= Wilson Starbuck =

Mr. Starbuck

Wilson Starbuck (December 25, 1897 – December 27, 1983) was an American writer, sailor, and United States Navy officer known for his written works involving life at sea. He is best known for creating the World War II comic strip Navy Bob Steele which was published by the McClure Newspaper Syndicate from 1939 to 1945, and for his play Sea Dogs which was staged on Broadway in 1939.

==Life and career==
Wilson Starbuck was born in Newark, New Jersey, on December 25, 1897. He served as a lieutenant in the United States Navy during World War I, and also worked as a sailor aboard a freighter. His experiences at sea informed his writing. He penned the children's book Liners and Freighters (1934, Thomas Nelson & Sons) which included a collection of short stories aimed at educating middle school students about commerce and transportation at sea. Similar non-fiction books for children in the Our Changing World book series followed including Down the Ship's Ways (1935, Thomas Nelson & Sons) and Flash-Flash-Flash: About Lightships and Lighthouses (1937, Thomas Nelson & Sons).

Starbuck's melodrama Sea Dogs premiered on Broadway at Maxine Elliott's Theatre's on November 6, 1939. Set aboard a freighter at sea, the play starred the actor Joseph Macauley as an abusive alcoholic captain involved in dope smuggling who is pitted against a young crewman who threatens to expose his illegal enterprise. The play was deemed exceptional by The New York Times in its authenticity of scene and characters, pulling from Starbuck's own experience working on the crew of a freighter, but was otherwise criticized by the paper as not going beyond authenticity to create a compelling drama. Theatre historian Gerald Bordman noted that the play was unusual in that it "contained some of the foulest language heard" on the Broadway stage up until that point in history.

Starbuck created the comic strip Navy Bob Steele; one of several comics featuring military servicemen created during World War II. He created the comic strip with the intent of supporting President Franklin D. Roosevelt's policy and campaign for American military preparedness. With Erwin Greenwood as his comic strip artist, he successfully sold the comic strip to McClure Newspaper Syndicate who began publishing the strip in their newspapers nationally on November 9, 1939. The comic strip fared well. On the day of the Attack on Pearl Harbor the Navy Bob Steele strip on that day featured the character aboard an American destroyer attempting a heroic rescue at sea. After this event, the strip featured Bob Steele fighting in the Pacific War.
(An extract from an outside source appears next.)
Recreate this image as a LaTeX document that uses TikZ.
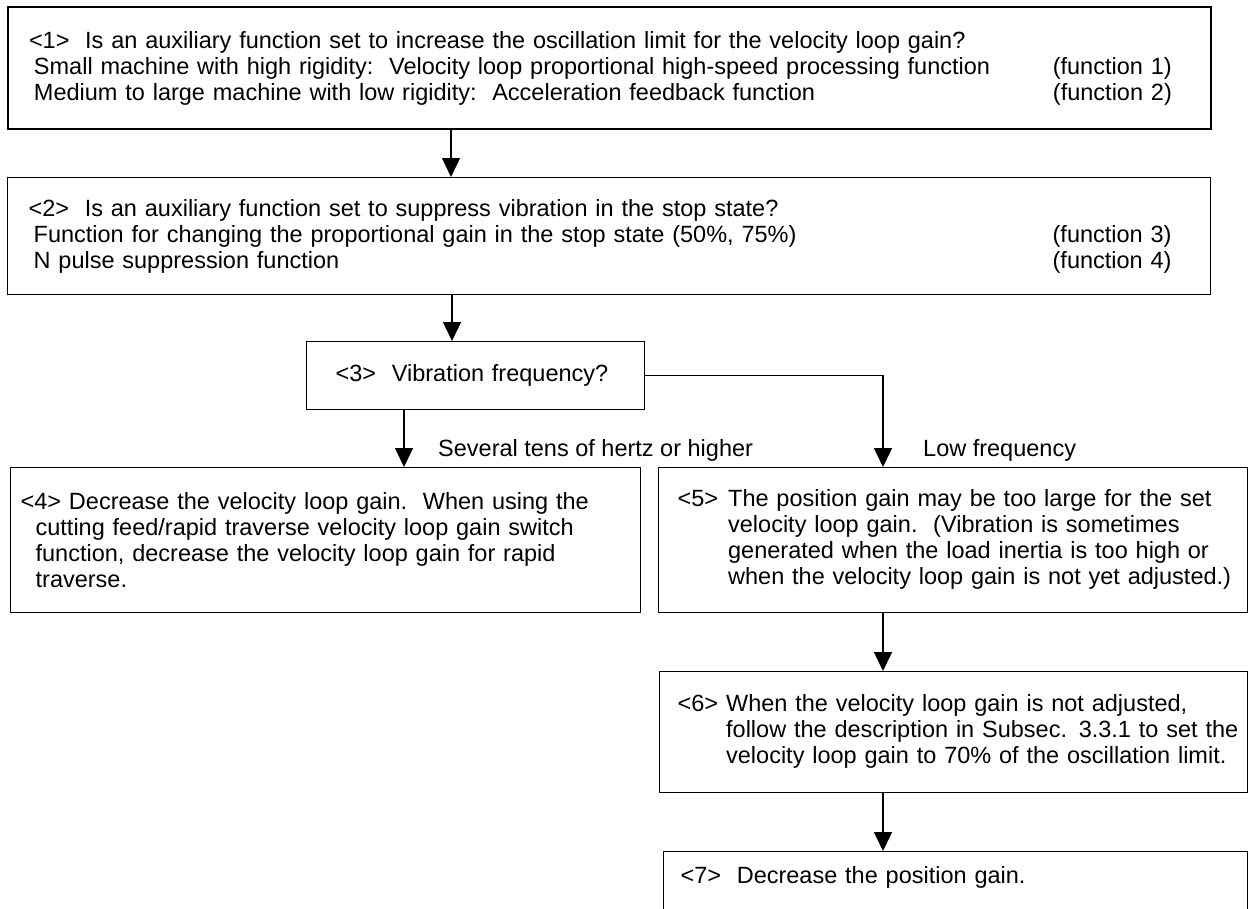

Navy Bob Steele suffered some after Starbuck re-enlisted in the United States Navy with the rank of commander, and his attentions were more rushed on the comic strip. It further declined in quality when Erwin Greenwood, a reliable if un-original artist, was replaced in 1944 by William King who lacked a consistent style. As the war came to an end, the relevance of the strip diminished, and it ceased publication in the summer of 1945.

Starbuck died on December 27, 1983, in Bala Cynwyd, Pennsylvania. He is buried in West Laurel Hill Cemetery.